# Start of ITEMS

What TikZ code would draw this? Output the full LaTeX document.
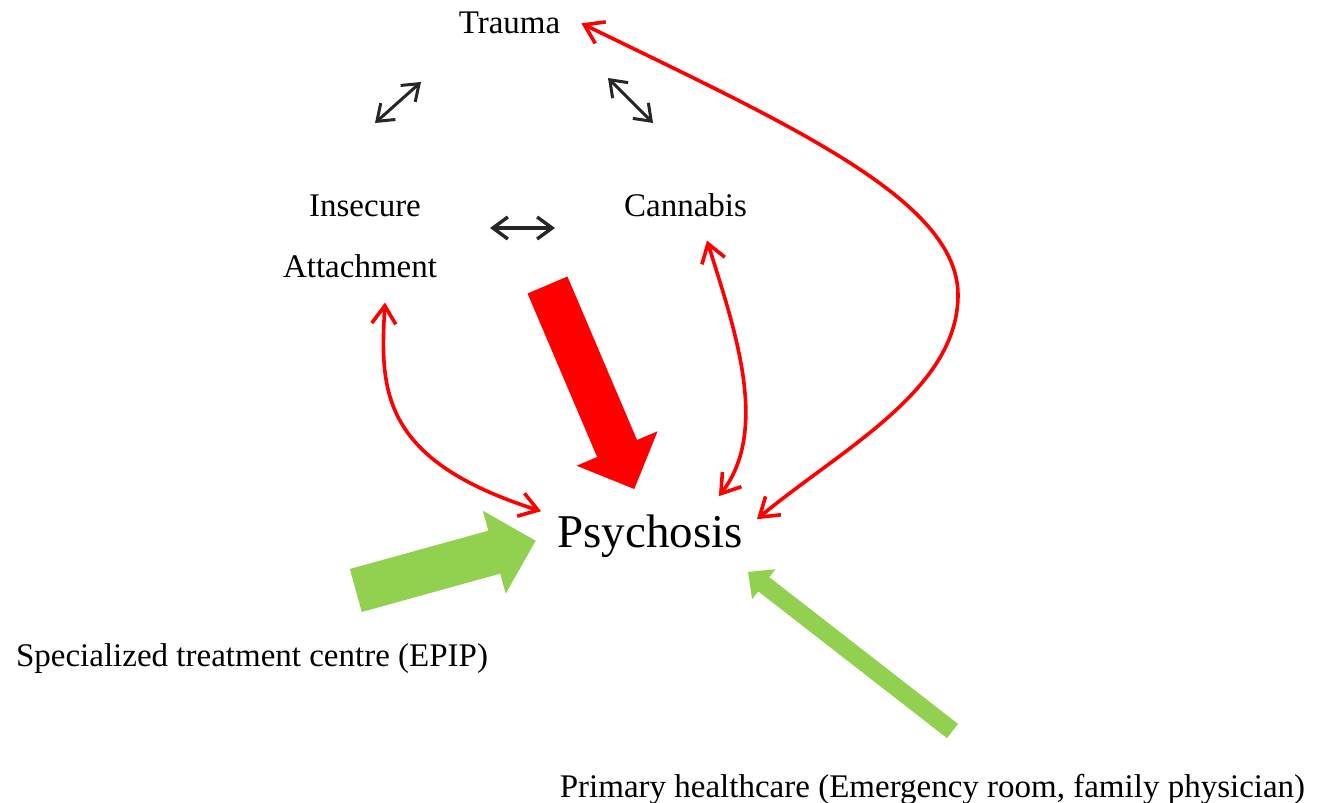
\documentclass[tikz,border=0pt]{standalone}
\usepackage{fontspec}
\setmainfont{Liberation Serif}
\usetikzlibrary{arrows.meta,calc}
\definecolor{riskred}{HTML}{FF0000}
\definecolor{caregreen}{HTML}{92D050}
% Block arrow: tail, tip, shaft half width, head half width, head length, colour.
\newcommand{\BlockArrow}[6]{%
  \coordinate (head) at ($(#2)!#5!(#1)$);
  \fill[#6] ($(#1)!#3!90:(#2)$)--($(head)!#3!90:(#2)$)
    --($(head)!#4!90:(#2)$)--(#2)--($(head)!#4!-90:(#2)$)
    --($(head)!#3!-90:(#2)$)--($(#1)!#3!-90:(#2)$)--cycle;
}

\begin{document}
\begin{tikzpicture}[x=1pt,y=-1pt,
 lbl/.style={font=\fontsize{33}{40}\selectfont,inner sep=0pt,anchor=base},
 link/.style={riskred,line width=3.6pt,>={Straight Barb[length=18pt,width=24pt]},<->},
 assoc/.style={black!85,line width=3pt,>={Straight Barb[length=15pt,width=22pt]},<->}]
\useasboundingbox (0,0) rectangle (1328,803);

\node[lbl] (trauma) at (509.5,33) {Trauma};
\node[lbl] (insecure) at (365,216) {Insecure};
\node[lbl] (attach) at (360,277) {Attachment};
\node[lbl] (cannabis) at (685.5,216) {Cannabis};
\node[lbl,font=\fontsize{47}{56}\selectfont] (psych) at (650,547) {Psychosis};
\node[lbl] (epip) at (252,666) {Specialized treatment centre (EPIP)};
\node[lbl] (phc) at (932.5,797) {Primary healthcare (Emergency room, family physician)};

% Associations between the three risk factors.
\coordinate (TA1) at (375,123);
\coordinate (TA2) at (421,82);
\coordinate (TC1) at (608,78);
\coordinate (TC2) at (653,123);
\coordinate (AC1) at (490,228);
\coordinate (AC2) at (555,228);
\draw[assoc] (TA1)--(TA2);
\draw[assoc] (TC1)--(TC2);
\draw[assoc,line width=3.4pt] (AC1)--(AC2);

% Red links to psychosis
\draw[link] ([shift={(25,25)}]attach.south)
  .. controls (380,390) and (380,460) .. ([shift={(-16,-3)}]psych.north west);
\draw[link] ([shift={(21.5,24)}]cannabis.south)
  .. controls (735,330) and (770,430) .. ([shift={(-24,-18)}]psych.north east);
\draw[link] ([shift={(21,1)}]trauma.east)
  .. controls (790,125) and (958,200) .. (958,295)
  .. controls (958,390) and (840,450) .. ([shift={(14,5)}]psych.north east);

% Block arrows
\coordinate (riskTail) at (547.5,285);
\coordinate (riskTip) at (634.3,489);
\coordinate (epipTail) at (355.8,590.5);
\coordinate (epipTip) at (535.7,540.7);
\coordinate (phcTail) at (952.5,731);
\coordinate (phcTip) at (748,572);
\BlockArrow{riskTail}{riskTip}{21.7pt}{44pt}{44pt}{riskred}
\BlockArrow{epipTail}{epipTip}{22.3pt}{43pt}{43pt}{caregreen}
\BlockArrow{phcTail}{phcTip}{9pt}{19pt}{20pt}{caregreen}
\end{tikzpicture}
\end{document}
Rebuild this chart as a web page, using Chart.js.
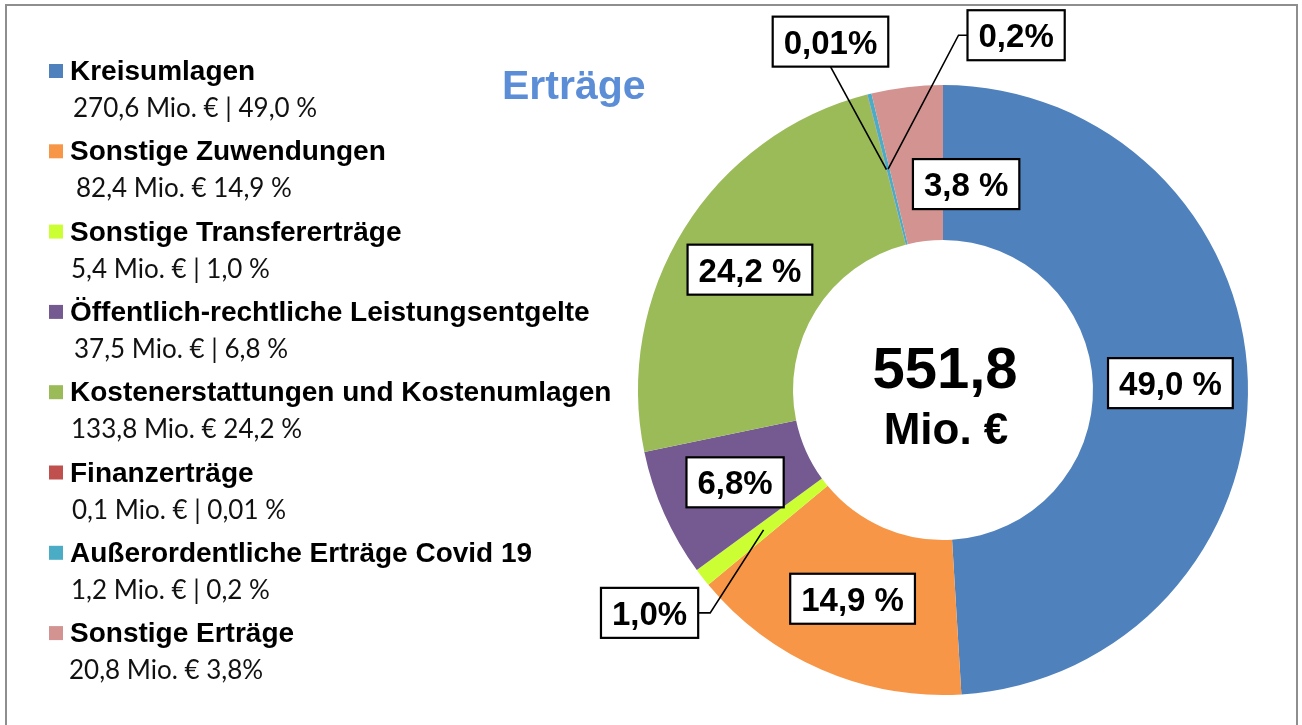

# End of ITEMS

**EXERCISE REQUIREMENTS**
Your task is an exact transcription of all the data, minus the pictures.

**EXERCISE RESULT**
What TikZ code would draw this? Output the full LaTeX document.
\documentclass[tikz,border=0pt]{standalone}
\usepackage{fontspec}
\setmainfont{Liberation Serif}
\usetikzlibrary{arrows.meta,calc}
\definecolor{riskred}{HTML}{FF0000}
\definecolor{caregreen}{HTML}{92D050}
% Block arrow: tail, tip, shaft half width, head half width, head length, colour.
\newcommand{\BlockArrow}[6]{%
  \coordinate (head) at ($(#2)!#5!(#1)$);
  \fill[#6] ($(#1)!#3!90:(#2)$)--($(head)!#3!90:(#2)$)
    --($(head)!#4!90:(#2)$)--(#2)--($(head)!#4!-90:(#2)$)
    --($(head)!#3!-90:(#2)$)--($(#1)!#3!-90:(#2)$)--cycle;
}

\begin{document}
\begin{tikzpicture}[x=1pt,y=-1pt,
 lbl/.style={font=\fontsize{33}{40}\selectfont,inner sep=0pt,anchor=base},
 link/.style={riskred,line width=3.6pt,>={Straight Barb[length=18pt,width=24pt]},<->},
 assoc/.style={black!85,line width=3pt,>={Straight Barb[length=15pt,width=22pt]},<->}]
\useasboundingbox (0,0) rectangle (1328,803);

\node[lbl] (trauma) at (509.5,33) {Trauma};
\node[lbl] (insecure) at (365,216) {Insecure};
\node[lbl] (attach) at (360,277) {Attachment};
\node[lbl] (cannabis) at (685.5,216) {Cannabis};
\node[lbl,font=\fontsize{47}{56}\selectfont] (psych) at (650,547) {Psychosis};
\node[lbl] (epip) at (252,666) {Specialized treatment centre (EPIP)};
\node[lbl] (phc) at (932.5,797) {Primary healthcare (Emergency room, family physician)};

% Associations between the three risk factors.
\coordinate (TA1) at (375,123);
\coordinate (TA2) at (421,82);
\coordinate (TC1) at (608,78);
\coordinate (TC2) at (653,123);
\coordinate (AC1) at (490,228);
\coordinate (AC2) at (555,228);
\draw[assoc] (TA1)--(TA2);
\draw[assoc] (TC1)--(TC2);
\draw[assoc,line width=3.4pt] (AC1)--(AC2);

% Red links to psychosis
\draw[link] ([shift={(25,25)}]attach.south)
  .. controls (380,390) and (380,460) .. ([shift={(-16,-3)}]psych.north west);
\draw[link] ([shift={(21.5,24)}]cannabis.south)
  .. controls (735,330) and (770,430) .. ([shift={(-24,-18)}]psych.north east);
\draw[link] ([shift={(21,1)}]trauma.east)
  .. controls (790,125) and (958,200) .. (958,295)
  .. controls (958,390) and (840,450) .. ([shift={(14,5)}]psych.north east);

% Block arrows
\coordinate (riskTail) at (547.5,285);
\coordinate (riskTip) at (634.3,489);
\coordinate (epipTail) at (355.8,590.5);
\coordinate (epipTip) at (535.7,540.7);
\coordinate (phcTail) at (952.5,731);
\coordinate (phcTip) at (748,572);
\BlockArrow{riskTail}{riskTip}{21.7pt}{44pt}{44pt}{riskred}
\BlockArrow{epipTail}{epipTip}{22.3pt}{43pt}{43pt}{caregreen}
\BlockArrow{phcTail}{phcTip}{9pt}{19pt}{20pt}{caregreen}
\end{tikzpicture}
\end{document}
Rebuild this chart as a web page, using Chart.js.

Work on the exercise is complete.